Organisations leading on this are embedding wellbeing into their culture architecture rather than layering it on as a programme. That means managers trained to spot and respond to burnout, workload structures that do not routinely demand sacrifice, and a leadership culture that models boundaries rather than undermining them.


Inclusion Is Being Measured, Not Just Mentioned


The UAE's extraordinary workforce diversity has always been a competitive advantage. In 2026, the organisations unlocking that advantage most effectively are those treating inclusion as a measurable outcome rather than a stated value. Structured assessments — like the PULSE Framework's dedicated diversity and inclusion dimension — are helping HR leaders move from "we value inclusion" to "here is what our inclusion data actually shows and here is what we are doing about it."


This shift matters enormously for talent acquisition. Professionals evaluating UAE employers are increasingly asking for evidence of inclusion, not promises.

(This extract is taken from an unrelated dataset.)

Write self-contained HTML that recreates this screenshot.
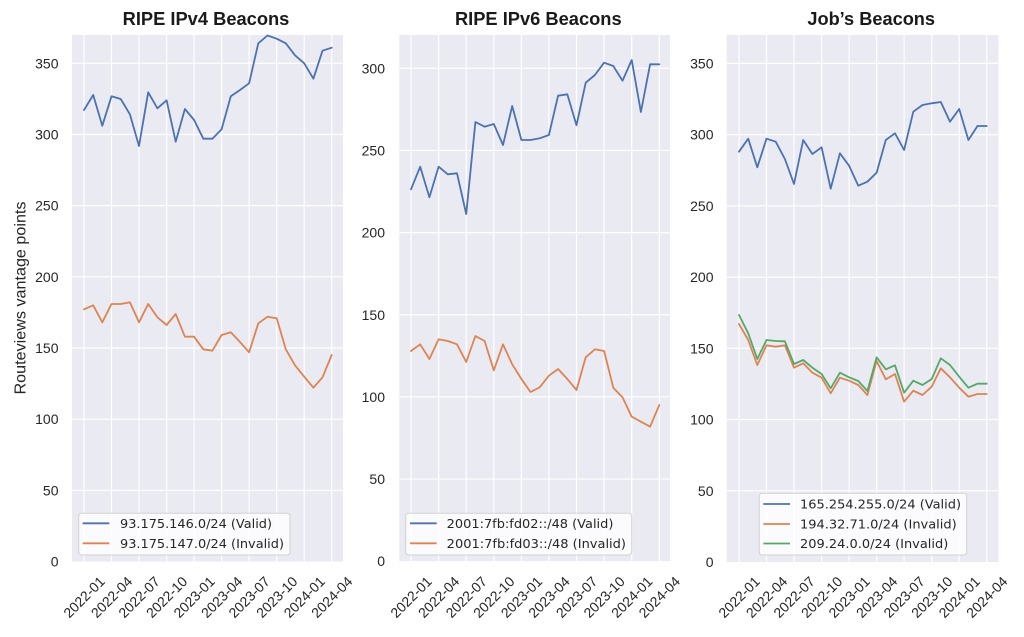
<!DOCTYPE html>
<html>
<head>
<meta charset="utf-8">
<style>
html,body{margin:0;padding:0;background:#fff;}
svg{display:block;}
.t{font-family:"Liberation Sans","DejaVu Sans",sans-serif;font-size:14px;fill:#262626;}
.lg{font-family:"DejaVu Sans","Liberation Sans",sans-serif;font-size:12.8px;fill:#262626;}
.ti{font-family:"Liberation Sans","DejaVu Sans",sans-serif;font-size:18.3px;font-weight:bold;fill:#1a1a1a;}
.g{stroke:#fff;stroke-width:1.2;}
.s{fill:none;stroke-width:1.8;stroke-linejoin:round;stroke-linecap:round;}
</style>
</head>
<body>
<svg width="1024" height="637" viewBox="0 0 1024 637" xmlns="http://www.w3.org/2000/svg">
<!-- ================= PANEL 1 ================= -->
<rect x="72" y="35" width="271" height="526.5" fill="#EAEAF2"/>
<g class="g">
<line x1="72" x2="343" y1="490.3" y2="490.3"/>
<line x1="72" x2="343" y1="419.2" y2="419.2"/>
<line x1="72" x2="343" y1="348.0" y2="348.0"/>
<line x1="72" x2="343" y1="276.8" y2="276.8"/>
<line x1="72" x2="343" y1="205.6" y2="205.6"/>
<line x1="72" x2="343" y1="134.5" y2="134.5"/>
<line x1="72" x2="343" y1="63.3" y2="63.3"/>
<line x1="84.0" x2="84.0" y1="35" y2="561.5"/>
<line x1="111.5" x2="111.5" y1="35" y2="561.5"/>
<line x1="139.0" x2="139.0" y1="35" y2="561.5"/>
<line x1="166.6" x2="166.6" y1="35" y2="561.5"/>
<line x1="194.1" x2="194.1" y1="35" y2="561.5"/>
<line x1="221.6" x2="221.6" y1="35" y2="561.5"/>
<line x1="249.1" x2="249.1" y1="35" y2="561.5"/>
<line x1="276.7" x2="276.7" y1="35" y2="561.5"/>
<line x1="304.2" x2="304.2" y1="35" y2="561.5"/>
<line x1="331.7" x2="331.7" y1="35" y2="561.5"/>
</g>
<polyline class="s" stroke="#4C72B0" points="84.0,110 93.2,95 102.3,125.7 111.5,96.3 120.7,99 129.9,114.3 139.0,146 148.2,92.3 157.4,108.3 166.6,100.3 175.7,141.7 184.9,109 194.1,120 203.3,138.7 212.4,138.7 221.6,129.3 230.8,96.3 240.0,90 249.1,83.3 258.3,43.3 267.5,35.5 276.7,38.7 285.8,43.3 295.0,55.3 304.2,63.3 313.4,78.7 322.5,50.7 331.7,47.7"/>
<polyline class="s" stroke="#DD8452" points="84.0,309.3 93.2,305.3 102.3,322.3 111.5,304 120.7,304 129.9,302.3 139.0,322.3 148.2,304 157.4,317.3 166.6,325 175.7,314 184.9,336.7 194.1,336.7 203.3,349.3 212.4,350.7 221.6,335 230.8,332.3 240.0,342 249.1,352.3 258.3,323.3 267.5,316.7 276.7,318.3 285.8,349.3 295.0,365.3 304.2,376.7 313.4,387.7 322.5,377.3 331.7,355"/>
<g class="t" text-anchor="end">
<text x="58.5" y="566.5">0</text>
<text x="58.5" y="495.3">50</text>
<text x="58.5" y="424.2">100</text>
<text x="58.5" y="353.0">150</text>
<text x="58.5" y="281.8">200</text>
<text x="58.5" y="210.6">250</text>
<text x="58.5" y="139.5">300</text>
<text x="58.5" y="68.3">350</text>
</g>
<g class="t" text-anchor="middle">
<text transform="translate(84.0,597) rotate(-45)" dy="5">2022-01</text>
<text transform="translate(111.5,597) rotate(-45)" dy="5">2022-04</text>
<text transform="translate(139.0,597) rotate(-45)" dy="5">2022-07</text>
<text transform="translate(166.6,597) rotate(-45)" dy="5">2022-10</text>
<text transform="translate(194.1,597) rotate(-45)" dy="5">2023-01</text>
<text transform="translate(221.6,597) rotate(-45)" dy="5">2023-04</text>
<text transform="translate(249.1,597) rotate(-45)" dy="5">2023-07</text>
<text transform="translate(276.7,597) rotate(-45)" dy="5">2023-10</text>
<text transform="translate(304.2,597) rotate(-45)" dy="5">2024-01</text>
<text transform="translate(331.7,597) rotate(-45)" dy="5">2024-04</text>
</g>
<text class="t" text-anchor="middle" transform="translate(25.5,298) rotate(-90)" style="font-size:15.5px" textLength="193" lengthAdjust="spacingAndGlyphs">Routeviews vantage points</text>
<text class="ti" x="206" y="25" text-anchor="middle" textLength="166.7" lengthAdjust="spacingAndGlyphs">RIPE IPv4 Beacons</text>
<rect x="78.7" y="513.3" width="211.3" height="41.7" rx="3" fill="#fff" fill-opacity="0.8" stroke="#d2d2d2" stroke-width="1"/>
<line x1="82.7" x2="109.3" y1="523.3" y2="523.3" stroke="#4C72B0" stroke-width="1.8"/>
<line x1="82.7" x2="109.3" y1="543.3" y2="543.3" stroke="#DD8452" stroke-width="1.8"/>
<text class="lg" x="120" y="527.8" textLength="152" lengthAdjust="spacingAndGlyphs">93.175.146.0/24 (Valid)</text>
<text class="lg" x="120" y="547.8" textLength="164" lengthAdjust="spacingAndGlyphs">93.175.147.0/24 (Invalid)</text>

<!-- ================= PANEL 2 ================= -->
<rect x="399.3" y="35" width="270.7" height="526.2" fill="#EAEAF2"/>
<g class="g">
<line x1="399.3" x2="670" y1="479.05" y2="479.05"/>
<line x1="399.3" x2="670" y1="396.9" y2="396.9"/>
<line x1="399.3" x2="670" y1="314.75" y2="314.75"/>
<line x1="399.3" x2="670" y1="232.6" y2="232.6"/>
<line x1="399.3" x2="670" y1="150.45" y2="150.45"/>
<line x1="399.3" x2="670" y1="68.3" y2="68.3"/>
<line x1="411.0" x2="411.0" y1="35" y2="561.2"/>
<line x1="438.6" x2="438.6" y1="35" y2="561.2"/>
<line x1="466.2" x2="466.2" y1="35" y2="561.2"/>
<line x1="493.8" x2="493.8" y1="35" y2="561.2"/>
<line x1="521.4" x2="521.4" y1="35" y2="561.2"/>
<line x1="548.9" x2="548.9" y1="35" y2="561.2"/>
<line x1="576.5" x2="576.5" y1="35" y2="561.2"/>
<line x1="604.1" x2="604.1" y1="35" y2="561.2"/>
<line x1="631.7" x2="631.7" y1="35" y2="561.2"/>
<line x1="659.3" x2="659.3" y1="35" y2="561.2"/>
</g>
<polyline class="s" stroke="#4C72B0" points="411.0,189.3 420.2,166.7 429.4,197.3 438.6,166.7 447.8,174.3 457.0,173.3 466.2,214 475.4,122 484.6,126.7 493.8,124 503.0,145 512.2,106 521.4,140 530.5,140 539.7,138.3 548.9,135 558.1,95.7 567.3,94.3 576.5,125.3 585.7,82.7 594.9,75 604.1,62.7 613.3,66 622.5,80.7 631.7,60 640.9,112 650.1,64.3 659.3,64.3"/>
<polyline class="s" stroke="#DD8452" points="411.0,351 420.2,344.3 429.4,359 438.6,339.3 447.8,341 457.0,344.3 466.2,362 475.4,336 484.6,341 493.8,370.3 503.0,344.3 512.2,364.3 521.4,379 530.5,392 539.7,387.3 548.9,375.7 558.1,369 567.3,379 576.5,390 585.7,357.3 594.9,349.3 604.1,351 613.3,387.7 622.5,397.3 631.7,416.7 640.9,421.7 650.1,426.7 659.3,405"/>
<g class="t" text-anchor="end">
<text x="385" y="566.2">0</text>
<text x="385" y="484.05">50</text>
<text x="385" y="401.9">100</text>
<text x="385" y="319.75">150</text>
<text x="385" y="237.6">200</text>
<text x="385" y="155.45">250</text>
<text x="385" y="73.3">300</text>
</g>
<g class="t" text-anchor="middle">
<text transform="translate(411.0,597) rotate(-45)" dy="5">2022-01</text>
<text transform="translate(438.6,597) rotate(-45)" dy="5">2022-04</text>
<text transform="translate(466.2,597) rotate(-45)" dy="5">2022-07</text>
<text transform="translate(493.8,597) rotate(-45)" dy="5">2022-10</text>
<text transform="translate(521.4,597) rotate(-45)" dy="5">2023-01</text>
<text transform="translate(548.9,597) rotate(-45)" dy="5">2023-04</text>
<text transform="translate(576.5,597) rotate(-45)" dy="5">2023-07</text>
<text transform="translate(604.1,597) rotate(-45)" dy="5">2023-10</text>
<text transform="translate(631.7,597) rotate(-45)" dy="5">2024-01</text>
<text transform="translate(659.3,597) rotate(-45)" dy="5">2024-04</text>
</g>
<text class="ti" x="538.3" y="25" text-anchor="middle" textLength="166.7" lengthAdjust="spacingAndGlyphs">RIPE IPv6 Beacons</text>
<rect x="405.7" y="513.3" width="226" height="41.7" rx="3" fill="#fff" fill-opacity="0.8" stroke="#d2d2d2" stroke-width="1"/>
<line x1="410" x2="436.7" y1="523.3" y2="523.3" stroke="#4C72B0" stroke-width="1.8"/>
<line x1="410" x2="436.7" y1="543.3" y2="543.3" stroke="#DD8452" stroke-width="1.8"/>
<text class="lg" x="446.7" y="527.8" textLength="166.7" lengthAdjust="spacingAndGlyphs">2001:7fb:fd02::/48 (Valid)</text>
<text class="lg" x="446.7" y="547.8" textLength="179.3" lengthAdjust="spacingAndGlyphs">2001:7fb:fd03::/48 (Invalid)</text>

<!-- ================= PANEL 3 ================= -->
<rect x="726.7" y="35" width="271.6" height="527" fill="#EAEAF2"/>
<g class="g">
<line x1="726.7" x2="998.3" y1="490.8" y2="490.8"/>
<line x1="726.7" x2="998.3" y1="419.5" y2="419.5"/>
<line x1="726.7" x2="998.3" y1="348.3" y2="348.3"/>
<line x1="726.7" x2="998.3" y1="277.1" y2="277.1"/>
<line x1="726.7" x2="998.3" y1="205.8" y2="205.8"/>
<line x1="726.7" x2="998.3" y1="134.6" y2="134.6"/>
<line x1="726.7" x2="998.3" y1="63.4" y2="63.4"/>
<line x1="739.0" x2="739.0" y1="35" y2="562"/>
<line x1="766.5" x2="766.5" y1="35" y2="562"/>
<line x1="794.0" x2="794.0" y1="35" y2="562"/>
<line x1="821.6" x2="821.6" y1="35" y2="562"/>
<line x1="849.1" x2="849.1" y1="35" y2="562"/>
<line x1="876.6" x2="876.6" y1="35" y2="562"/>
<line x1="904.1" x2="904.1" y1="35" y2="562"/>
<line x1="931.7" x2="931.7" y1="35" y2="562"/>
<line x1="959.2" x2="959.2" y1="35" y2="562"/>
<line x1="986.7" x2="986.7" y1="35" y2="562"/>
</g>
<polyline class="s" stroke="#4C72B0" points="739.0,151.7 748.2,138.7 757.3,167.3 766.5,138.7 775.7,141.7 784.9,159 794.0,184 803.2,140 812.4,154 821.6,147.3 830.7,188.7 839.9,153.3 849.1,165.7 858.3,185.7 867.4,181.7 876.6,172.7 885.8,140 895.0,133.3 904.1,150 913.3,111.7 922.5,105 931.7,103.3 940.8,102 950.0,121.7 959.2,109 968.4,140 977.5,126 986.7,126"/>
<polyline class="s" stroke="#DD8452" points="739.0,324 748.2,340 757.3,365 766.5,345.3 775.7,346.7 784.9,345.3 794.0,367.7 803.2,363.3 812.4,372.7 821.6,377.7 830.7,393.3 839.9,377.7 849.1,380.7 858.3,385 867.4,395 876.6,361 885.8,379.3 895.0,374 904.1,401.7 913.3,390.7 922.5,395 931.7,386.7 940.8,368.3 950.0,377.3 959.2,387.7 968.4,396.7 977.5,394 986.7,394"/>
<polyline class="s" stroke="#55A868" points="739.0,315 748.2,333.3 757.3,359 766.5,340 775.7,341 784.9,341.3 794.0,364 803.2,360 812.4,367.7 821.6,374 830.7,388.3 839.9,372.7 849.1,377.3 858.3,381 867.4,391 876.6,357.3 885.8,369.3 895.0,365.3 904.1,392.7 913.3,380.7 922.5,385 931.7,379 940.8,358.3 950.0,365 959.2,376.7 968.4,387.7 977.5,383.7 986.7,383.7"/>
<g class="t" text-anchor="end">
<text x="713.5" y="567">0</text>
<text x="713.5" y="495.8">50</text>
<text x="713.5" y="424.5">100</text>
<text x="713.5" y="353.3">150</text>
<text x="713.5" y="282.1">200</text>
<text x="713.5" y="210.8">250</text>
<text x="713.5" y="139.6">300</text>
<text x="713.5" y="68.4">350</text>
</g>
<g class="t" text-anchor="middle">
<text transform="translate(739.0,597) rotate(-45)" dy="5">2022-01</text>
<text transform="translate(766.5,597) rotate(-45)" dy="5">2022-04</text>
<text transform="translate(794.0,597) rotate(-45)" dy="5">2022-07</text>
<text transform="translate(821.6,597) rotate(-45)" dy="5">2022-10</text>
<text transform="translate(849.1,597) rotate(-45)" dy="5">2023-01</text>
<text transform="translate(876.6,597) rotate(-45)" dy="5">2023-04</text>
<text transform="translate(904.1,597) rotate(-45)" dy="5">2023-07</text>
<text transform="translate(931.7,597) rotate(-45)" dy="5">2023-10</text>
<text transform="translate(959.2,597) rotate(-45)" dy="5">2024-01</text>
<text transform="translate(986.7,597) rotate(-45)" dy="5">2024-04</text>
</g>
<text class="ti" x="871.2" y="25" text-anchor="middle" textLength="127.7" lengthAdjust="spacingAndGlyphs">Job’s Beacons</text>
<rect x="759.3" y="493.3" width="207.4" height="61.7" rx="3" fill="#fff" fill-opacity="0.8" stroke="#d2d2d2" stroke-width="1"/>
<line x1="763.3" x2="790" y1="504" y2="504" stroke="#4C72B0" stroke-width="1.8"/>
<line x1="763.3" x2="790" y1="524" y2="524" stroke="#DD8452" stroke-width="1.8"/>
<line x1="763.3" x2="790" y1="543.5" y2="543.5" stroke="#55A868" stroke-width="1.8"/>
<text class="lg" x="800" y="508.5" textLength="161" lengthAdjust="spacingAndGlyphs">165.254.255.0/24 (Valid)</text>
<text class="lg" x="800" y="528.5" textLength="156.7" lengthAdjust="spacingAndGlyphs">194.32.71.0/24 (Invalid)</text>
<text class="lg" x="800" y="548" textLength="148.3" lengthAdjust="spacingAndGlyphs">209.24.0.0/24 (Invalid)</text>
</svg>
</body>
</html>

Culture Certification Is Becoming a Talent Signal


Across the GCC, workplace culture certification is rapidly becoming what ISO quality certification was to operations — a recognised, third-party signal that an organisation has done the work and met the standard. Candidates are beginning to filter employers by certification status, and organisations that hold recognised certifications from bodies like Incredible Workplaces UAE are finding it meaningfully easier to attract senior and specialist talent.


For HR and people leaders, certification also provides something internally valuable — an objective baseline from which to measure culture improvement year on year.


Leadership Quality Is the Culture Differentiator


In nearly every employee survey conducted across the UAE in recent years, the relationship with an immediate manager consistently emerges as the single biggest driver of engagement, retention, and day-to-day experience. In 2026, the organisations investing in manager capability — not just senior leadership development — are the ones seeing culture shift at scale.


Culture is not set at the top and filtered down. It is created in thousands of daily interactions between managers and their teams. The organisations that understand this are building the kind of workplaces that people genuinely do not want to leave.